§ Problem description
Emit a verbatim copy of the lines below from the line with "Convert this chart to seaborn" through the line with "196, 200, 203, 205.5, 206.6, 207.2]", excluding pictures and everything outside that range.

§ Data provided
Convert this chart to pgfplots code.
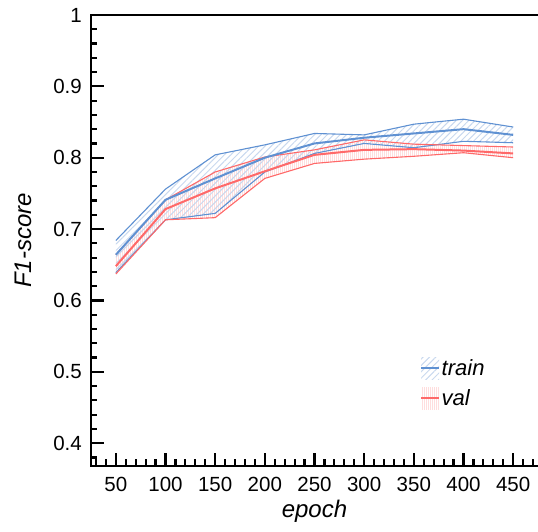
\documentclass[border=0pt]{standalone}
\usepackage{fontspec}
\setmainfont{Liberation Sans}
\usepackage{pgfplots}
\pgfplotsset{compat=1.18}
\usepgfplotslibrary{fillbetween}
\usetikzlibrary{patterns.meta}
\definecolor{tblue}{RGB}{95,145,210}
\definecolor{vred}{RGB}{255,105,105}
\definecolor{hblue}{RGB}{200,216,238}
\definecolor{hred}{RGB}{255,222,222}
\begin{document}
\begin{tikzpicture}
\begin{axis}[
  scale only axis, width=447pt, height=451pt,
  xmin=25, xmax=475, ymin=0.368, ymax=1.0,
  axis x line*=bottom, axis y line*=left,
  axis line style={line width=2.8pt, line cap=rect},
  xtick={50,100,...,450}, minor xtick={30,40,...,470},
  ytick={0.4,0.5,0.6,0.7,0.8,0.9,1.0},
  minor ytick={0.38,0.42,0.44,0.46,0.48,0.52,0.54,0.56,0.58,0.62,0.64,0.66,0.68,0.72,0.74,0.76,0.78,0.82,0.84,0.86,0.88,0.92,0.94,0.96,0.98},
  major tick length=13pt, minor tick length=6.5pt,
  every tick/.style={black, line width=2.2pt},
  tick align=inside,
  tick label style={font=\fontsize{20.5}{20.5}\selectfont, inner sep=0pt},
  /pgf/number format/assume math mode=true,
  yticklabel style={/pgf/number format/fixed, /pgf/number format/precision=1},
  xticklabel shift=11pt, yticklabel shift=9pt,
  xlabel={epoch}, ylabel={F1-score},
  every axis x label/.style={at={(rel axis cs:0.5,0)}, anchor=center, yshift=-45pt, font=\fontsize{24}{24}\selectfont\itshape},
  every axis y label/.style={at={(rel axis cs:0,0.5)}, anchor=center, rotate=90, yshift=68pt, font=\fontsize{24}{24}\selectfont\itshape},
  legend style={at={(rel axis cs:0.736,0.2417)}, anchor=north west, draw=none, fill=none, inner sep=0pt, row sep=8pt, font=\fontsize{22}{22}\selectfont\itshape, nodes={inner sep=1.5pt}},
  legend cell align=left,
]
\coordinate (SW) at (rel axis cs:0,0);
\coordinate (NE) at (rel axis cs:1,1);
% train bounds
\addplot[name path=tu, tblue, line width=1.1pt, forget plot] coordinates {(50,0.684) (100,0.756) (150,0.804) (200,0.818) (250,0.834) (300,0.832) (350,0.847) (400,0.854) (450,0.843)};
\addplot[name path=tl, tblue, line width=1.1pt, forget plot] coordinates {(50,0.639) (100,0.713) (150,0.722) (200,0.780) (250,0.806) (300,0.820) (350,0.814) (400,0.823) (450,0.821)};
% val bounds
\addplot[name path=vu, vred, line width=1.1pt, forget plot] coordinates {(50,0.664) (100,0.741) (150,0.780) (200,0.801) (250,0.811) (300,0.825) (350,0.819) (400,0.817) (450,0.815)};
\addplot[name path=vl, vred, line width=1.1pt, forget plot] coordinates {(50,0.637) (100,0.713) (150,0.716) (200,0.771) (250,0.792) (300,0.798) (350,0.802) (400,0.807) (450,0.800)};
\addplot[draw=none, pattern={Lines[angle=90,distance=2pt,line width=0.6pt]}, pattern color=hred, forget plot] fill between[of=vu and vl];
\addplot[draw=none, pattern={Lines[angle=45,distance=4.5pt,line width=1pt]}, pattern color=hblue, forget plot] fill between[of=tu and tl];
% means
\addplot[tblue, line width=2pt, forget plot] coordinates {(50,0.664) (100,0.741) (150,0.771) (200,0.800) (250,0.820) (300,0.828) (350,0.834) (400,0.840) (450,0.832)};
\addplot[vred, line width=2pt, forget plot] coordinates {(50,0.648) (100,0.728) (150,0.757) (200,0.781) (250,0.804) (300,0.811) (350,0.812) (400,0.810) (450,0.806)};
\draw[black, line width=1.4pt] (rel axis cs:0,1) -- (rel axis cs:1,1);
\addlegendimage{draw=none, mark=none, legend image code/.code={\path[draw=none, pattern={Lines[angle=45,distance=4.5pt,line width=1pt]},pattern color=hblue] (0pt,-11pt) rectangle (18pt,11pt); \draw[tblue,line width=2pt] (0pt,0pt)--(18pt,0pt);}}
\addlegendentry{train}
\addlegendimage{draw=none, mark=none, legend image code/.code={\path[draw=none, pattern={Lines[angle=90,distance=2pt,line width=0.6pt]},pattern color=hred] (0pt,-11pt) rectangle (18pt,11pt); \draw[vred,line width=2pt] (0pt,0pt)--(18pt,0pt);}}
\addlegendentry{val}
\end{axis}
\pgfresetboundingbox
\path ([shift={(-91pt,-66pt)}]SW) rectangle ([shift={(0pt,15pt)}]NE);
\end{tikzpicture}
\end{document}
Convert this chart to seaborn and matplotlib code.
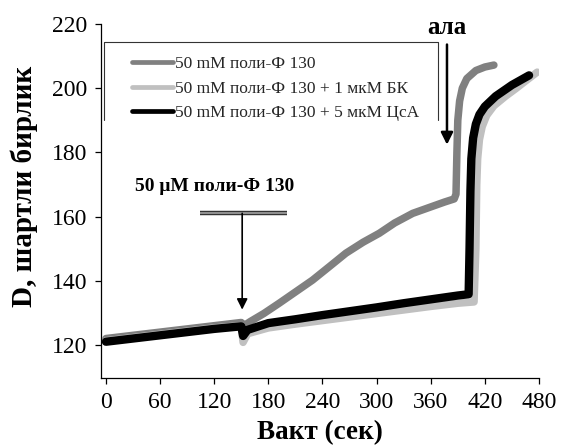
import numpy as np
import pandas as pd
import matplotlib
matplotlib.use("Agg")
import matplotlib.pyplot as plt
import matplotlib.patheffects as pe
from matplotlib.lines import Line2D
import seaborn as sns

# Time points (s) and optical density readings for each condition
t_poly = [0, 30, 60, 90, 120, 150, 153, 160, 175, 192, 210, 229, 248, 266, 285,
          303, 320, 340, 360, 375, 386, 388, 389, 390, 392, 395, 400, 410, 420, 430]
d_poly = [122, 123, 124, 125, 126, 127, 126, 127.3, 129.8, 133, 136.5, 140.2,
          144.5, 148.6, 152, 154.8, 158, 161, 163, 164.5, 165.5, 167, 180, 190,
          196, 200, 203, 205.5, 206.6, 207.2]

t_bk = [0, 30, 60, 90, 120, 150, 152, 157, 180, 210, 240, 270, 300, 330, 360,
        390, 408, 410, 411, 412, 414, 417, 422, 430, 443, 455, 465, 478]
d_bk = [121.3, 122.3, 123.3, 124.3, 125.3, 126, 120.8, 123.5, 125.3, 126.5,
        127.6, 128.7, 129.8, 130.9, 132, 133, 133.4, 150, 170, 178, 184, 188,
        191.5, 194.5, 197.5, 200, 202.2, 205]

t_csa = [0, 30, 60, 90, 120, 150, 152, 157, 180, 210, 240, 270, 300, 330, 360,
         390, 402, 403, 404, 405, 407, 410, 414, 420, 432, 450, 469]
d_csa = [121, 122, 123, 124, 125, 125.8, 122.8, 124.7, 126.8, 128, 129.3, 130.5,
         131.7, 133, 134.2, 135.4, 135.8, 150, 168, 178, 184.5, 188.8, 191.8,
         194.3, 197.5, 201, 204]

series_labels = ["50 mM поли-Ф 130",
                 "50 mM поли-Ф 130 + 1 мкМ БК",
                 "50 mM поли-Ф 130 + 5 мкМ ЦсА"]
series_colors = ["#808080", "#c0c0c0", "#000000"]
series_widths = [5.4, 5.4, 6.0]

x_ticks = [0, 60, 120, 180, 240, 300, 360, 420, 480]
y_ticks = [120, 140, 160, 180, 200, 220]

# Annotation positions (time, D)
poly_add_t, poly_add_top, poly_add_tip = 151, 161, 131
poly_bar = (104, 201)
ala_t, ala_top, ala_tip = 378, 213.6, 182.4

sns.set_theme(style="ticks")
plt.rcParams["font.family"] = ["Liberation Serif", "DejaVu Serif"]

frames = []
for lab, tt, dd in zip(series_labels, [t_poly, t_bk, t_csa], [d_poly, d_bk, d_csa]):
    frames.append(pd.DataFrame({"t": tt, "D": dd, "series": lab}))
df = pd.concat(frames, ignore_index=True)

fig = plt.figure(figsize=(5.62, 4.47), dpi=100)
ax = fig.add_axes([101 / 562, 1 - 378 / 447, 438 / 562, 354 / 447])

for lab, col, lw in zip(series_labels, series_colors, series_widths):
    sns.lineplot(data=df[df["series"] == lab], x="t", y="D", color=col,
                 estimator=None, sort=False, linewidth=lw,
                 solid_capstyle="round", solid_joinstyle="round", ax=ax)

ax.set_xlim(-5.5, 480)
ax.set_ylim(109.7, 220)
ax.set_xticks(x_ticks)
ax.set_yticks(y_ticks)
ax.tick_params(axis="both", direction="out", length=4, width=0.9, color="black",
               labelsize=17, pad=6, labelcolor="black")
for side in ["top", "right"]:
    ax.spines[side].set_visible(False)
for side in ["left", "bottom"]:
    ax.spines[side].set_color("black")
    ax.spines[side].set_linewidth(0.9)

ax.set_xlabel("Вакт (сек)", fontsize=19.5, fontweight="bold", color="black", labelpad=5)
ax.set_ylabel("D, шартли бирлик", fontsize=21, fontweight="bold", color="black")
ax.yaxis.set_label_coords(-0.143, 0.54)

# Legend with an open-bottom frame
handles = [Line2D([0], [0], color=c, lw=3.4, solid_capstyle="round") for c in series_colors]
ax.legend(handles, series_labels, loc="upper left", bbox_to_anchor=(0.07, 0.909),
          frameon=False, fontsize=12.5, handlelength=2.4, handletextpad=0.1,
          labelspacing=0.48, borderpad=0, borderaxespad=0)
ax.plot([0.007, 0.007, 0.769, 0.769], [0.729, 0.949, 0.949, 0.729],
        transform=ax.transAxes, color="#333333", lw=0.8, clip_on=False)

# Poly-P addition marker
ax.plot(poly_bar, [poly_add_top, poly_add_top], color="#9a9a9a", lw=1.3,
        solid_capstyle="butt",
        path_effects=[pe.Stroke(linewidth=3.2, foreground="#333333"), pe.Normal()])
ax.annotate("", xy=(poly_add_t, poly_add_tip), xytext=(poly_add_t, poly_add_top),
            arrowprops=dict(arrowstyle="-|>", color="black", lw=1.2,
                            mutation_scale=16, shrinkA=0, shrinkB=0))
ax.text(121, 169.3, "50 μM поли-Ф 130", fontsize=14, fontweight="bold",
        ha="center", va="center", color="black")

# Alamethicin addition marker
ax.annotate("", xy=(ala_t, ala_tip), xytext=(ala_t, ala_top),
            arrowprops=dict(arrowstyle="-|>", color="black", lw=1.8,
                            mutation_scale=18, shrinkA=0, shrinkB=0),
            annotation_clip=False)
ax.text(ala_t, 218.9, "ала", fontsize=18, fontweight="bold", ha="center",
        va="center", color="black", clip_on=False)

fig.savefig("out.png", dpi=100, facecolor="white")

§ Full output
Convert this chart to seaborn and matplotlib code.
import numpy as np
import pandas as pd
import matplotlib
matplotlib.use("Agg")
import matplotlib.pyplot as plt
import matplotlib.patheffects as pe
from matplotlib.lines import Line2D
import seaborn as sns

# Time points (s) and optical density readings for each condition
t_poly = [0, 30, 60, 90, 120, 150, 153, 160, 175, 192, 210, 229, 248, 266, 285,
          303, 320, 340, 360, 375, 386, 388, 389, 390, 392, 395, 400, 410, 420, 430]
d_poly = [122, 123, 124, 125, 126, 127, 126, 127.3, 129.8, 133, 136.5, 140.2,
          144.5, 148.6, 152, 154.8, 158, 161, 163, 164.5, 165.5, 167, 180, 190,
          196, 200, 203, 205.5, 206.6, 207.2]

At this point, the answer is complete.